▶ _DATA SECTION_
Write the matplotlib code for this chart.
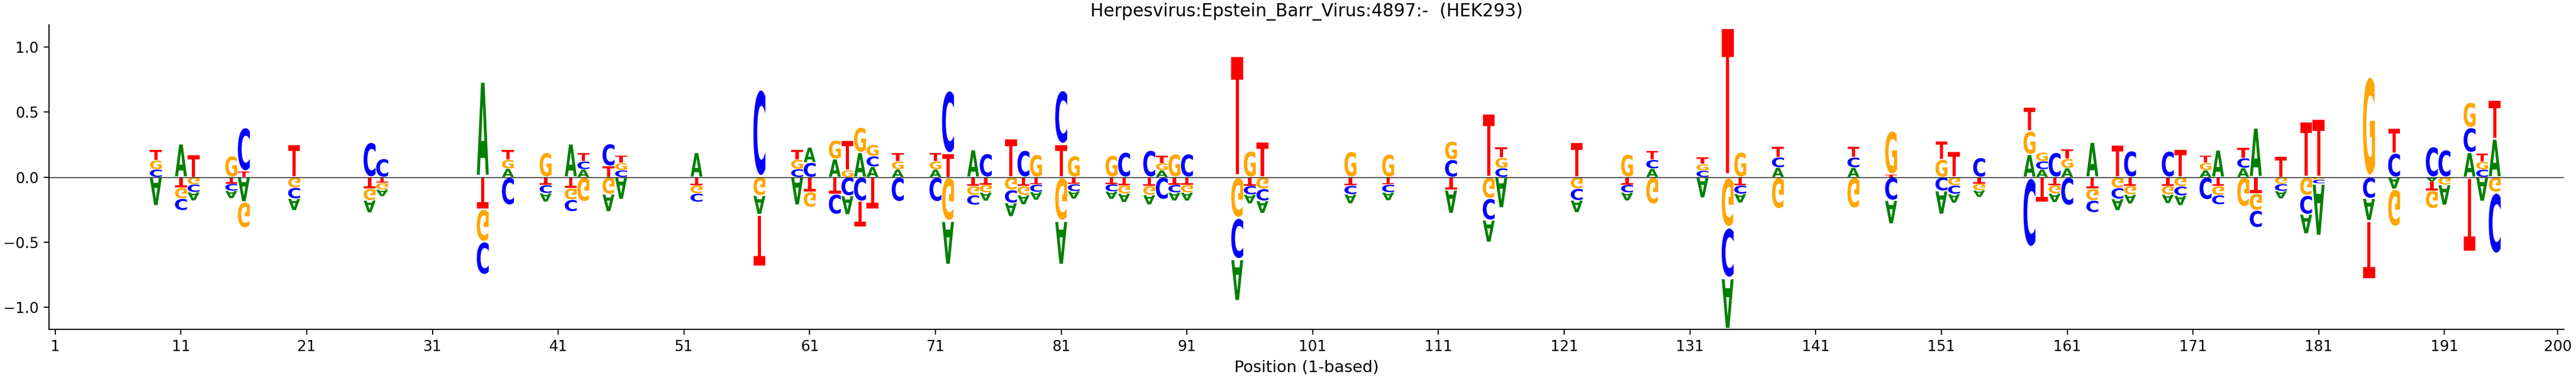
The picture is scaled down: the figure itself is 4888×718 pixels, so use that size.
import matplotlib
matplotlib.use("Agg")
import matplotlib.pyplot as plt
from matplotlib.textpath import TextPath
from matplotlib.patches import PathPatch
from matplotlib.font_manager import FontProperties
from matplotlib.transforms import Affine2D

# Signed contribution of each base at the positions that carry a value
positions = [9, 11, 12, 15, 16, 20, 26, 27, 35, 37, 40, 42, 43, 45, 46, 52, 57,
             60, 61, 63, 64, 65, 66, 68, 71, 72, 74, 75, 77, 78, 79, 81, 82, 85,
             86, 88, 89, 90, 91, 95, 96, 97, 104, 107, 112, 115, 116, 122, 126,
             128, 132, 134, 135, 138, 144, 147, 151, 152, 154, 158, 159, 160,
             161, 163, 165, 166, 169, 170, 172, 173, 175, 176, 178, 180, 181,
             185, 187, 190, 191, 193, 194, 195]

val_A = [-0.22, 0.258, -0.065, -0.058, -0.19, -0.09, -0.095, -0.052, 0.745, 0.065,
         -0.066, 0.258, 0.06, -0.135, -0.171, 0.19, -0.145, -0.215, 0.117, 0.14,
         -0.145, 0.19, 0.08, 0.06, 0.06, -0.338, 0.212, -0.064, -0.104, -0.072,
         -0.061, -0.338, -0.058, -0.058, -0.067, -0.074, 0.053, -0.063, -0.063,
         -0.322, -0.069, -0.095, -0.07, -0.062, -0.181, -0.17, -0.237, -0.093,
         -0.062, 0.066, -0.159, -0.394, -0.068, 0.074, 0.074, -0.181, -0.18,
         -0.069, -0.052, 0.175, 0.06, -0.067, 0.07, 0.271, -0.088, -0.07, -0.068,
         -0.075, 0.054, 0.21, 0.071, 0.383, -0.058, -0.15, -0.405, -0.17, -0.09,
         -0.033, -0.157, 0.19, -0.186, 0.295]

val_C = [0.06, -0.09, -0.06, -0.055, 0.34, -0.085, 0.27, 0.143, -0.255, -0.215,
         -0.063, -0.09, 0.062, 0.173, 0.054, -0.065, 0.683, 0.063, 0.113, -0.155,
         -0.143, -0.185, 0.082, -0.188, -0.188, 0.492, -0.075, 0.182, -0.1, 0.208,
         -0.058, 0.418, -0.055, -0.056, 0.193, 0.208, -0.171, -0.06, 0.18,
         -0.318, -0.068, -0.092, -0.067, -0.06, 0.135, -0.167, 0.07, -0.09,
         -0.06, 0.068, 0.05, -0.39, -0.065, 0.08, 0.079, -0.178, -0.105,
         -0.066, 0.151, -0.542, 0.063, 0.191, -0.218, -0.092, -0.085, 0.204, 0.202,
         -0.072, -0.173, -0.072, 0.076, -0.132, -0.055, -0.145, -0.028, -0.163, 0.185,
         0.236, 0.212, 0.192, 0.059, -0.478]

val_G = [0.07, -0.085, -0.055, 0.165, -0.2, -0.08, -0.09, -0.05, -0.25, 0.07,
         0.19, -0.088, -0.188, -0.13, 0.056, -0.063, -0.141, 0.072, -0.117, 0.145,
         0.054, 0.195, 0.087, 0.062, 0.062, -0.336, -0.07, -0.06, -0.098, -0.07,
         0.175, -0.336, 0.165, 0.169, -0.064, -0.07, 0.055, 0.18, -0.06,
         -0.312, 0.202, -0.09, 0.199, 0.178, 0.141, -0.163, 0.08, -0.088,
         0.178, -0.207, 0.051, -0.385, 0.194, -0.244, -0.239, 0.34, 0.137,
         -0.063, -0.051, 0.18, 0.067, -0.064, 0.072, -0.09, -0.082, -0.068, -0.067,
         -0.07, 0.056, -0.07, -0.228, -0.13, -0.052, -0.14, -0.02, 0.784, -0.29,
         -0.137, -0.058, 0.195, 0.06, -0.114]

val_T = [0.08, -0.08, 0.175, -0.05, 0.045, 0.253, -0.088, -0.045, -0.245, 0.075,
         -0.06, -0.085, 0.066, 0.085, 0.058, -0.062, -0.403, 0.076, -0.113, -0.13,
         0.232, -0.2, -0.249, 0.066, 0.066, 0.18, -0.068, -0.058, 0.3, -0.068,
         -0.056, 0.254, -0.053, -0.054, -0.062, -0.067, 0.058, -0.058, -0.058,
         0.947, -0.066, 0.274, -0.065, -0.057, -0.098, 0.496, 0.083, 0.268,
         -0.058, 0.07, 0.052, 1.168, -0.063, 0.083, 0.082, 0.02, 0.142,
         0.199, -0.05, 0.184, -0.194, -0.062, 0.074, -0.089, 0.25, -0.066, -0.066,
         0.215, 0.058, -0.068, 0.079, -0.125, 0.162, 0.43, 0.451, -0.455, 0.19,
         -0.07, 0.0, -0.579, 0.064, 0.3]

x_ticks = [1, 11, 21, 31, 41, 51, 61, 71, 81, 91, 101, 111, 121, 131, 141, 151,
           161, 171, 181, 191, 200]
y_ticks = [-1.0, -0.5, 0.0, 0.5, 1.0]

title = "Herpesvirus:Epstein_Barr_Virus:4897:-  (HEK293)"

colors = {'A': (0, 0.5, 0), 'C': (0, 0, 1), 'G': (1, 0.65, 0), 'T': (1, 0, 0)}
WIDTH = 0.95
VPAD = 0.05

font = FontProperties(family='DejaVu Sans', weight='bold')
glyph_paths = {ch: TextPath((0, 0), ch, size=1, prop=font) for ch in 'ACGT'}


def draw_glyph(ax, ch, x, floor, ceiling, flip):
    """Stretch a letter so it fills [x-W/2, x+W/2] x [floor, ceiling]."""
    path = glyph_paths[ch]
    ext = path.get_extents()
    pad = VPAD * (ceiling - floor) / 2
    y0, y1 = floor + pad, ceiling - pad
    sx = WIDTH / ext.width
    sy = (y1 - y0) / ext.height
    if flip:
        t = Affine2D().translate(-ext.x0, -ext.y1).scale(sx, -sy).translate(x - WIDTH / 2, y0)
    else:
        t = Affine2D().translate(-ext.x0, -ext.y0).scale(sx, sy).translate(x - WIDTH / 2, y0)
    patch = PathPatch(path.transformed(t), facecolor=colors[ch], edgecolor='none', lw=0)
    ax.add_patch(patch)


fig = plt.figure(figsize=(24.44, 3.59), dpi=200)
ax = fig.add_axes([0.019, 0.131, 0.9763, 0.803])

for i, pos in enumerate(positions):
    vals = {'A': val_A[i], 'C': val_C[i], 'G': val_G[i], 'T': val_T[i]}
    # biggest letter furthest from zero
    pos_letters = sorted([(v, c) for c, v in vals.items() if v > 0])
    neg_letters = sorted([(-v, c) for c, v in vals.items() if v < 0])
    top = 0.0
    for v, c in pos_letters:
        draw_glyph(ax, c, pos, top, top + v, flip=False)
        top += v
    bottom = 0.0
    for v, c in neg_letters:
        draw_glyph(ax, c, pos, bottom - v, bottom, flip=True)
        bottom -= v

ax.axhline(0, color='black', linewidth=0.5)
ax.set_xlim(0.5, 200.5)
ax.set_ylim(-1.17, 1.17)
ax.set_xticks(x_ticks)
ax.set_yticks(y_ticks)
ax.spines['top'].set_visible(False)
ax.spines['right'].set_visible(False)
ax.set_xlabel("Position (1-based)", fontsize=11)
ax.set_title(title)

fig.savefig("out.png", dpi=200)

▶ _WHAT TO DO_
Write out exactly the lines between the start of the data and the line with "from matplotlib.transforms import Affine2D", including both, but none of the pictures.

▶ _RIGHT ANSWER_
Write the matplotlib code for this chart.
The picture is scaled down: the figure itself is 4888×718 pixels, so use that size.
import matplotlib
matplotlib.use("Agg")
import matplotlib.pyplot as plt
from matplotlib.textpath import TextPath
from matplotlib.patches import PathPatch
from matplotlib.font_manager import FontProperties
from matplotlib.transforms import Affine2D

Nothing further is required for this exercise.